What the task asks:
Collect from the data below each line with "matplotlib".

Material:
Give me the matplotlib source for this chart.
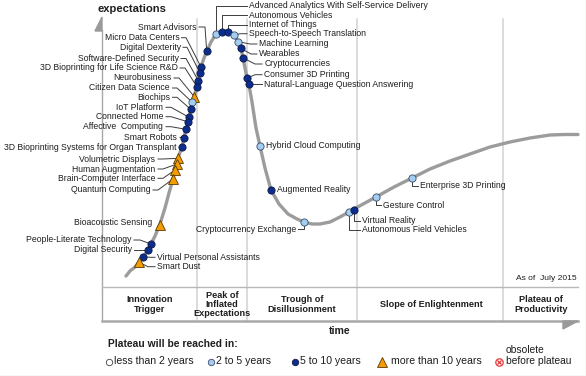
import matplotlib
matplotlib.use("Agg")
import matplotlib.pyplot as plt
from matplotlib.patches import Polygon

plt.rcParams['font.family'] = ['Liberation Sans', 'DejaVu Sans']

# ---------------- data ----------------
# hype curve shape (pixel coordinates)
curve_x = [126, 130, 135, 139, 143, 148, 151, 155, 160, 165, 169, 173, 175, 177, 178, 182, 184, 186,
           188, 189, 191, 192, 194, 197, 198, 200, 201, 204, 207, 211, 216, 219, 222, 228, 234, 238,
           241, 243, 245, 247, 249, 252, 256, 260, 265, 271, 279, 288, 297, 304, 312, 320, 330, 340,
           349, 354, 365, 376, 394, 412, 430, 450, 470, 490, 510, 530, 550, 565, 578]
curve_y = [276, 271, 267, 262, 257, 250, 244, 236, 224, 208, 193, 179, 170, 164, 158, 147, 138, 129,
           122, 117, 109, 102, 97, 87, 81, 73, 67, 58, 51, 42, 34, 32, 31, 31.5, 35, 41,
           48, 58, 68, 78, 85, 102, 128, 146, 168, 190, 204, 214, 219, 222, 224, 224, 222, 217,
           212, 209, 203, 197, 187, 178, 169, 161, 154, 147, 142, 138, 135, 134.5, 134.5]

tech_names = [
    "Smart Advisors", "Micro Data Centers", "Digital Dexterity", "Software-Defined Security",
    "3D Bioprinting for Life Science R&D", "Neurobusiness", "Citizen Data Science", "Biochips",
    "IoT Platform", "Connected Home", "Affective  Computing", "Smart Robots",
    "3D Bioprinting Systems for Organ Transplant", "Volumetric Displays", "Human Augmentation",
    "Brain-Computer Interface", "Quantum Computing", "Bioacoustic Sensing",
    "People-Literate Technology", "Digital Security", "Virtual Personal Assistants", "Smart Dust",
    "Advanced Analytics With Self-Service Delivery", "Autonomous Vehicles", "Internet of Things",
    "Speech-to-Speech Translation", "Machine Learning", "Wearables", "Cryptocurrencies",
    "Consumer 3D Printing", "Natural-Language Question Answering", "Hybrid Cloud Computing",
    "Augmented Reality", "Cryptocurrency Exchange", "Autonomous Field Vehicles", "Virtual Reality",
    "Gesture Control", "Enterprise 3D Printing",
]
tech_x = [206.7, 201, 200, 198.3, 197.3, 194.3, 192.3, 190.7, 189, 187.7, 186, 184, 182,
          178.3, 177, 175, 173, 160, 151, 148, 143.3, 139,
          215.7, 221.7, 228.3, 234.3, 238.3, 240.7, 243.3, 246.7, 249,
          260, 271, 304.3, 349, 354.3, 376, 412.3]
tech_y = [51, 67, 73, 80.7, 87.3, 96.7, 102.3, 109.3, 117.3, 121.7, 129.3, 138.3, 147.3,
          158.3, 164, 170, 179, 224.7, 244, 250, 256.7, 262.3,
          34, 32.3, 32.3, 35.3, 41.7, 48.3, 58, 78.3, 84.3,
          145.7, 190.3, 222, 212, 209.7, 197, 178.3]
# D = 5 to 10 years, L = 2 to 5 years, T = more than 10 years
tech_status = ["D", "D", "D", "D", "D", "T", "L", "D", "D", "D", "D", "D", "D",
               "T", "T", "T", "T", "T", "D", "D", "D", "T",
               "L", "D", "D", "L", "L", "D", "D", "D", "D",
               "L", "D", "L", "L", "D", "L", "L"]

phase_names = ["Innovation\nTrigger", "Peak of\nInflated\nExpectations", "Trough of\nDisillusionment",
               "Slope of Enlightenment", "Plateau of\nProductivity"]
legend_names = ["less than 2 years", "2 to 5 years", "5 to 10 years", "more than 10 years"]

# ---------------- layout ----------------
# label anchor (x, y, ha) and leader path for each technology
label_layout = [
    (196.7, 27, 'right', [(199, 27), (205, 27), (206.7, 51)]),
    (179.3, 37.7, 'right', [(181.5, 37.7), (186, 37.7), (201, 67)]),
    (180.7, 47.3, 'right', [(183, 47.3), (187, 47.3), (200, 73)]),
    (178.7, 58.5, 'right', [(181, 58.5), (186, 58.5), (198.3, 80.7)]),
    (177.7, 68, 'right', [(180, 68), (185, 68), (197.3, 87.3)]),
    (171.7, 78, 'right', [(174, 78), (179, 78), (194.3, 96.7)]),
    (170, 88, 'right', [(172.5, 88), (177, 88), (192.3, 102.3)]),
    (170, 97.3, 'right', [(172.5, 97.3), (177, 97.3), (190.7, 109.3)]),
    (163.3, 107.3, 'right', [(166, 107.3), (171, 107.3), (189, 117.3)]),
    (163.3, 116.7, 'right', [(166, 116.7), (171, 116.7), (187.7, 121.7)]),
    (163.3, 126.7, 'right', [(166, 126.7), (171, 126.7), (186, 129.3)]),
    (177.3, 137.3, 'right', [(180, 137.3), (184, 138.3)]),
    (176, 147.3, 'right', [(178.5, 147.3), (182, 147.3)]),
    (155, 159, 'right', [(158, 159), (163, 159), (178.3, 158.3)]),
    (155, 169, 'right', [(158, 169), (163, 169), (177, 164)]),
    (155, 178.3, 'right', [(158, 178.3), (163, 178.3), (175, 170)]),
    (150.7, 190, 'right', [(153, 190), (158, 190), (173, 179)]),
    (152.7, 222.3, 'right', []),
    (131.7, 240, 'right', [(134, 240), (140, 240), (151, 244)]),
    (131.7, 250, 'right', [(134, 250), (148, 250)]),
    (157.3, 257.3, 'left', [(143.3, 256.7), (150, 257.3), (155, 257.3)]),
    (157.3, 266.7, 'left', [(139, 262.3), (148, 266.7), (155, 266.7)]),
    (249, 5.7, 'left', [(215.7, 34), (215.7, 5.7), (247, 5.7)]),
    (249, 15, 'left', [(221.7, 32.3), (221.7, 15), (247, 15)]),
    (249, 24.7, 'left', [(228.3, 32.3), (228.3, 24.7), (247, 24.7)]),
    (249, 33.7, 'left', [(234.3, 35.3), (240, 33.7), (247, 33.7)]),
    (259.3, 44, 'left', [(238.3, 41.7), (250, 44), (257, 44)]),
    (259.3, 54, 'left', [(240.7, 48.3), (251, 54), (257, 54)]),
    (264.3, 64, 'left', [(243.3, 58), (255, 64), (262, 64)]),
    (264.3, 74.7, 'left', [(246.7, 78.3), (255, 74.7), (262, 74.7)]),
    (264.3, 84.3, 'left', [(249, 84.3), (262, 84.3)]),
    (266, 145.3, 'left', []),
    (276.7, 190, 'left', []),
    (296, 229.3, 'right', [(304.3, 222), (304.3, 229.3), (298, 229.3)]),
    (361.7, 229.7, 'left', [(349, 212), (349, 229.7), (359.5, 229.7)]),
    (361.7, 220.7, 'left', [(354.3, 209.7), (354.3, 220.7), (359.5, 220.7)]),
    (383.3, 205, 'left', [(376, 197), (376, 205), (381, 205)]),
    (420, 186, 'left', [(412.3, 178.3), (412.3, 186), (418, 186)]),
]

DARK = "#0b2d8e"
LIGHT = "#a4cdf2"
ORANGE = "#f59c00"
TXT = "#1e1e1e"

fig = plt.figure(figsize=(5.86, 3.76), dpi=100)
ax = fig.add_axes([0, 0, 1, 1])
ax.set_xlim(0, 586)
ax.set_ylim(376, 0)
ax.axis('off')

# phase separators
for sx in [197, 247, 357, 503]:
    ax.plot([sx, sx], [19, 321], color="#d2d2d2", lw=1.1, zorder=1)

# axes
ax.plot([102, 102], [30, 321], color="#a8a8a8", lw=1.0, zorder=2)
ax.add_patch(Polygon([(95, 31), (102, 17), (102, 31)], closed=True, color="#9a9a9a", zorder=2))
ax.plot([102, 578], [287, 287], color="#b8b8b8", lw=1.0, zorder=2)
ax.plot([102, 578], [321, 321], color="#a8a8a8", lw=1.8, zorder=2)
ax.add_patch(Polygon([(563, 321), (578, 321), (563, 329)], closed=True, color="#9a9a9a", zorder=2))

ax.text(97, 9.5, "expectations", fontsize=8.1, fontweight='bold', ha='left', va='center', color=TXT)
ax.text(340, 331, "time", fontsize=7.6, fontweight='bold', ha='center', va='center', color=TXT)
ax.text(577, 278, "As of  July 2015", fontsize=6.1, ha='right', va='center', color=TXT)

phase_x = [150, 222, 302, 431, 541]
for name, px in zip(phase_names, phase_x):
    ax.text(px, 304.5, name, fontsize=6.6, fontweight='bold', ha='center', va='center',
            color=TXT, linespacing=1.05)

# hype curve
ax.plot(curve_x, curve_y, color="#9c9c9c", lw=2.4, solid_capstyle='round', zorder=3)

# labels + leaders
for name, (lx, ly, ha, path) in zip(tech_names, label_layout):
    if path:
        xs = [p[0] for p in path]
        ys = [p[1] for p in path]
        ax.plot(xs, ys, color="#3c3c3c", lw=0.7, zorder=4)
    ax.text(lx, ly, name, fontsize=6.2, ha=ha, va='center', color=TXT, zorder=6)

# markers
for x, y, s in zip(tech_x, tech_y, tech_status):
    if s == "T":
        ax.plot(x, y, marker='^', ms=6.8, mfc=ORANGE, mec="#5a3a00", mew=0.6, zorder=5)
    elif s == "L":
        ax.plot(x, y, marker='o', ms=5.2, mfc=LIGHT, mec="#3a4a6a", mew=0.6, zorder=5)
    else:
        ax.plot(x, y, marker='o', ms=5.2, mfc=DARK, mec="#101840", mew=0.6, zorder=5)

# legend
ax.text(108, 344, "Plateau will be reached in:", fontsize=7.4, fontweight='bold',
        ha='left', va='center', color=TXT)
leg_mx = [108.5, 210.5, 294.5, 382]
leg_tx = [114, 216.5, 300.5, 391]
leg_style = [("o", "white", "#404040"), ("o", LIGHT, "#3a4a6a"), ("o", DARK, "#101840"),
             ("^", ORANGE, "#5a3a00")]
for name, mx, tx, (mk, fc, ec) in zip(legend_names, leg_mx, leg_tx, leg_style):
    ax.plot(mx, 361.5, marker=mk, ms=4.6 if mk == "o" else 6.5, mfc=fc, mec=ec, mew=0.6)
    ax.text(tx, 361.5, name, fontsize=7.6, ha='left', va='center', color=TXT)
ax.plot(498.5, 362, marker='o', ms=5.3, mfc="white", mec="#e03a3a", mew=0.9)
ax.plot(498.5, 362, marker='x', ms=3.0, mec="#e03a3a", mew=0.9)
ax.text(505.5, 350, "obsolete", fontsize=7.4, ha='left', va='center', color=TXT)
ax.text(505.5, 361.5, "before plateau", fontsize=7.4, ha='left', va='center', color=TXT)

# faint frame on right/bottom edge
ax.plot([0, 585.5], [375.5, 375.5], color="#cfe6cf", lw=1.0)
ax.plot([585.5, 585.5], [0, 375.5], color="#cfe6cf", lw=1.0)

fig.savefig("out.png", dpi=100)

Solved problem:
Give me the matplotlib source for this chart.
import matplotlib
matplotlib.use("Agg")
import matplotlib.pyplot as plt
from matplotlib.patches import Polygon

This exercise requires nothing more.